/i/Hikaye

Herkesin bir hikayesi var, ya senin hikayen nedir?
  1. 776.
    +2
    Berkay'la ipler git gide geriliyor. Bağıra bağıra konuşmaları, canlı yayın açıp oyunlarımızı yavaşlatması, gayet normalmiş gibi sesini açarak ferre seyretmesi vesaire... Olmayacak şeyleri saygı duyulması gereken kalabalık bir ortamda yapması doğru karşılanacak birşey değil; üstelik defalarca kez uyarmış olmamıza rağmen. Bunların yanı sıra Monopoly oynarken tartışma çıkarması, sesini yükseltmesi bize bu odaya ters olan şeyler. Üzerine bir de bu azeri krizi cabası.

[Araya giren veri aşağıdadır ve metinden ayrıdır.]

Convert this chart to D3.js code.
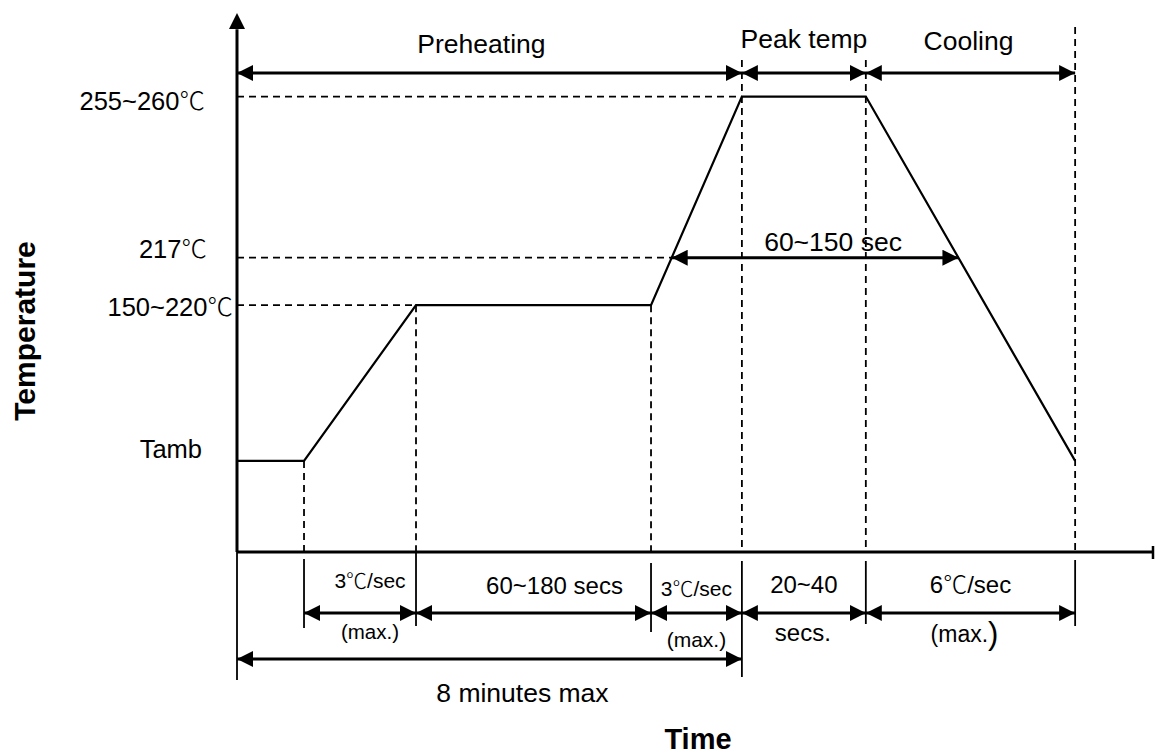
<!DOCTYPE html>
<html>
<head>
<meta charset="utf-8">
<script src="https://cdn.jsdelivr.net/npm/d3@7"></script>
<style>
  body { margin: 0; background: #fff; }
  text { font-family: "Liberation Sans", Arial, "Noto Sans CJK SC", sans-serif; fill: #000; }
  tspan.deg { font-family: "Noto Sans CJK SC", sans-serif; font-weight: 200; }
</style>
</head>
<body>
<div id="wrapper"></div>
<script>
// profile key points (schematic units, time 0-100, temperature 0-100)
const profileTime = [0, 7.3, 19.5, 45.1, 55.0, 68.5, 91.3];
const profileTemp = [16.9, 16.9, 45.8, 45.8, 84.5, 84.5, 16.9];

// temperature levels and their labels
const levelValues = [84.5, 54.6, 45.8, 16.9];
const levelLabels = ["255~260℃", "217℃", "150~220℃", "Tamb"];

// top phases
const phaseStarts = [0, 55.0, 68.5];
const phaseEnds = [55.0, 68.5, 91.3];
const phaseLabels = ["Preheating", "Peak temp", "Cooling"];

// bottom intervals
const stepStarts = [7.3, 19.5, 45.1, 55.0, 68.5];
const stepEnds = [19.5, 45.1, 55.0, 68.5, 91.3];
const stepTop = ["3℃/sec", "60~180 secs", "3℃/sec", "20~40", "6℃/sec"];
const stepBottom = ["(max.)", "", "(max.)", "secs.", "(max.)"];

const width = 1155;
const height = 755;

const x = d3.scaleLinear().domain([0, 100]).range([237, 1155]);
const y = d3.scaleLinear().domain([0, 100]).range([552, 13]);

const svg = d3
  .select("#wrapper")
  .append("svg")
  .attr("width", width)
  .attr("height", height);

const defs = svg.append("defs");
["start", "end"].forEach((kind) => {
  defs
    .append("marker")
    .attr("id", `arrow-${kind}`)
    .attr("markerUnits", "userSpaceOnUse")
    .attr("viewBox", "0 -8 16 16")
    .attr("refX", kind === "end" ? 16 : 0)
    .attr("refY", 0)
    .attr("markerWidth", 16)
    .attr("markerHeight", 16)
    .attr("orient", "auto")
    .append("path")
    .attr("d", kind === "end" ? "M0,-8L16,0L0,8Z" : "M16,-8L0,0L16,8Z")
    .attr("fill", "#000");
});

function dimension(x1, x2, yy) {
  svg
    .append("line")
    .attr("x1", x1)
    .attr("x2", x2)
    .attr("y1", yy)
    .attr("y2", yy)
    .attr("stroke", "#000")
    .attr("stroke-width", 3)
    .attr("marker-start", "url(#arrow-start)")
    .attr("marker-end", "url(#arrow-end)");
}

function dashed(x1, y1, x2, y2) {
  svg
    .append("line")
    .attr("x1", x1)
    .attr("y1", y1)
    .attr("x2", x2)
    .attr("y2", y2)
    .attr("stroke", "#000")
    .attr("stroke-width", 1.8)
    .attr("stroke-dasharray", "7,5");
}

function solid(x1, y1, x2, y2, w = 1.8) {
  svg
    .append("line")
    .attr("x1", x1)
    .attr("y1", y1)
    .attr("x2", x2)
    .attr("y2", y2)
    .attr("stroke", "#000")
    .attr("stroke-width", w);
}

// text with the ℃ sign set in a thin CJK face
function label(sel, str) {
  sel.text(null);
  str.split(/(℃)/).forEach((part) => {
    if (!part) return;
    sel.append("tspan").attr("class", part === "℃" ? "deg" : null).text(part);
  });
}

// axes
solid(x(0), y(0), x(0), y(97), 3);
svg
  .append("path")
  .attr("d", `M${x(0)},${y(100)}L${x(0) - 8},${y(100) + 16}L${x(0) + 8},${y(100) + 16}Z`)
  .attr("fill", "#000");
solid(x(0), y(0), 1154, y(0), 3);
solid(1153, y(0) - 6, 1153, y(0) + 7, 2.5);

// horizontal dashed level guides
const profilePoints = profileTime.map((t, i) => [x(t), y(profileTemp[i])]);
dashed(x(0), y(levelValues[0]), x(profileTime[4]), y(levelValues[0]));
dashed(x(0), y(levelValues[2]), x(profileTime[2]), y(levelValues[2]));

// where the profile crosses 217
const rise = d3.scaleLinear().domain([profileTemp[3], profileTemp[4]]).range([profileTime[3], profileTime[4]]);
const fall = d3.scaleLinear().domain([profileTemp[5], profileTemp[6]]).range([profileTime[5], profileTime[6]]);
const t217a = rise(levelValues[1]);
const t217b = fall(levelValues[1]);
dashed(x(0), y(levelValues[1]), x(t217a), y(levelValues[1]));

// vertical dashed guides
[1, 2, 3].forEach((i) => dashed(x(profileTime[i]), y(profileTemp[i]), x(profileTime[i]), y(0)));
[4, 5].forEach((i) => dashed(x(profileTime[i]), 60, x(profileTime[i]), y(0)));
dashed(x(profileTime[6]), 27, x(profileTime[6]), y(0));

// profile line
svg
  .append("path")
  .attr("d", d3.line()(profilePoints))
  .attr("fill", "none")
  .attr("stroke", "#000")
  .attr("stroke-width", 2.2);

// level labels
const levelRight = [205, 207, 233, 202];
const levelShift = [13, 0, 11, -3];
svg
  .selectAll("text.level")
  .data(levelLabels)
  .join("text")
  .attr("class", "level")
  .attr("x", (d, i) => levelRight[i])
  .attr("y", (d, i) => y(levelValues[i]) + levelShift[i])
  .attr("text-anchor", "end")
  .attr("font-size", 25.5)
  .each(function (d) {
    label(d3.select(this), d);
  });

// top phase arrows
phaseLabels.forEach((_, i) => dimension(x(phaseStarts[i]), x(phaseEnds[i]), 73));
const phaseShift = [-8, 0, -2];
const phaseBase = [53, 48, 50];
svg
  .selectAll("text.phase")
  .data(phaseLabels)
  .join("text")
  .attr("class", "phase")
  .attr("x", (d, i) => (x(phaseStarts[i]) + x(phaseEnds[i])) / 2 + phaseShift[i])
  .attr("y", (d, i) => phaseBase[i])
  .attr("text-anchor", "middle")
  .attr("font-size", 26.5)
  .text((d) => d);

// 60~150 sec arrow
dimension(x(t217a), x(t217b), y(levelValues[1]));
svg
  .append("text")
  .attr("x", (x(t217a) + x(t217b)) / 2 + 18)
  .attr("y", y(levelValues[1]) - 7)
  .attr("text-anchor", "middle")
  .attr("font-size", 26.5)
  .text("60~150 sec");

// bottom extension lines
solid(x(0), y(0), x(0), 680);
solid(x(profileTime[1]), 559, x(profileTime[1]), 628);
solid(x(profileTime[2]), 553, x(profileTime[2]), 626);
solid(x(profileTime[3]), 563, x(profileTime[3]), 632);
solid(x(profileTime[4]), 561, x(profileTime[4]), 677);
solid(x(profileTime[5]), 561, x(profileTime[5]), 624);
solid(x(profileTime[6]), 560, x(profileTime[6]), 626);

// bottom dimension arrows
stepStarts.forEach((s, i) => dimension(x(s), x(stepEnds[i]), 613));
dimension(x(0), x(profileTime[4]), 659);

const topShift = [10, 21, 0, 0, 0];
const topBase = [588, 594, 596, 593, 593];
const topSize = [21, 24, 21, 24, 24];
svg
  .selectAll("text.step-top")
  .data(stepTop)
  .join("text")
  .attr("class", "step-top")
  .attr("x", (d, i) => (x(stepStarts[i]) + x(stepEnds[i])) / 2 + topShift[i])
  .attr("y", (d, i) => topBase[i])
  .attr("text-anchor", "middle")
  .attr("font-size", (d, i) => topSize[i])
  .each(function (d) {
    label(d3.select(this), d);
  });

const bottomShift = [10, 0, 0, -1, -6];
const bottomBase = [639, 0, 647, 641, 642];
const bottomSize = [20.5, 0, 21, 24, 23];
svg
  .selectAll("text.step-bottom")
  .data(stepBottom)
  .join("text")
  .attr("class", "step-bottom")
  .attr("x", (d, i) => (x(stepStarts[i]) + x(stepEnds[i])) / 2 + bottomShift[i])
  .attr("y", (d, i) => bottomBase[i])
  .attr("text-anchor", "middle")
  .attr("font-size", (d, i) => bottomSize[i])
  .each(function (d, i) {
    const sel = d3.select(this);
    if (i === 4) {
      sel.append("tspan").text(d.slice(0, -1));
      sel.append("tspan").attr("font-size", 31).attr("dy", 2).text(d.slice(-1));
    } else {
      sel.text(d);
    }
  });

svg
  .append("text")
  .attr("x", (x(0) + x(profileTime[4])) / 2 + 33)
  .attr("y", 702)
  .attr("text-anchor", "middle")
  .attr("font-size", 26.5)
  .text("8 minutes max");

// axis titles
svg
  .append("text")
  .attr("x", 698)
  .attr("y", 749)
  .attr("text-anchor", "middle")
  .attr("font-size", 29)
  .attr("font-weight", "bold")
  .text("Time");

svg
  .append("text")
  .attr("transform", "translate(35,331) rotate(-90)")
  .attr("text-anchor", "middle")
  .attr("font-size", 30)
  .attr("font-weight", "bold")
  .text("Temperature");
</script>
</body>
</html>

    Ertesi gün okuldan döndükten sonra bu konu konuşulup diğer odalara danışılınca laf arasında geçmiş oldu Raul meselesi. Javid sinirlendi, ama o hep sinirlenen birisiydi. Onu sakinleştirdikten sonra Eşqin'le aklı başında bir şekilde konuşmayı denerken telefon trafikleri başladı. Ulan kimleri arayıp azerice hararetli hararetli konuşmaya başladı bunlar. Anlam veremeden bizim odaya geçip Berkay'ın okuldan gelmesini beklemeye başladılar. Tabii bu olanlardan Raul'un haberi yok. Berkay geldi, selam beyler merhaba beyler falan selamlaşma faslı geçtikten sonra bizim azeri balaları Berkay'ın karşısına geçip konuşmaya başladılar

    "Berkay kardeşim, dün bir kaç şey konuşmuşsunuz yatarken. Üzücü de olsa kulağıma geldi benimde bunlar. Ben sadece seninle konuşmak, sana sormak istiyorum sakince. Biz azeriler olarak sana ne yaptıkta sen bizim olmamızı istemiyorsun ? Ya da Raul sana ne yaptıda onu dışlar gibi davranıyorsun ?"

    Eşqin ses tonunda kararlıydı. Her zaman sakin konuşan birisiydi, fakat bu sefer daha ciddi ve farklı bir ses tonuyla sesleniyordu. Yanında duran Javid sinirli bir şekilde sakallarıyla oynayıp püfleyerek sağa sola ya da bizlere bakıyordu. Telefonları çalmaya, zaman zaman titremeye devam ediyordu. Berkay kendini çeşitli cevaplarla savunmaya çalışsa da haksızdı. Haksız cevaplar vermeye de devam ediyordu. Sakinlikle süren konuşmadan sonra Eşqin ufak bir telefon görüşmesi yaptıktan sonra Berkay'a "Kardeşim peki bizimle bi dışarı kadar gelir misin, seninle baş başa konuşmak istiyorum" demeye başladı. Haydaa, ulan dışarda iki azeri öldüresiye döverlerdi bu Berkay'ı. Hatta iki olsa yine iyi, bu telefon trafiğinden sonra ikiyle kalacak gibide gözükmüyor. Berkay korkmuştu, ama kabulde etti. Tek bırakamazdık bunları, Furkan'la apar topar giyinip biz de çıktık onlarla dışarı. Biz bize konuşacağımızı düşünürken kapının önünde bizi bekleyen 2 adet izbandut bozması azeri dikilmiş duruyordu. Durumlar daha da kötüye gidecek gibiydi beyler. taku takuna döveceklerdi çocuğu. O da korkmuştu her ne kadar belli etmese de.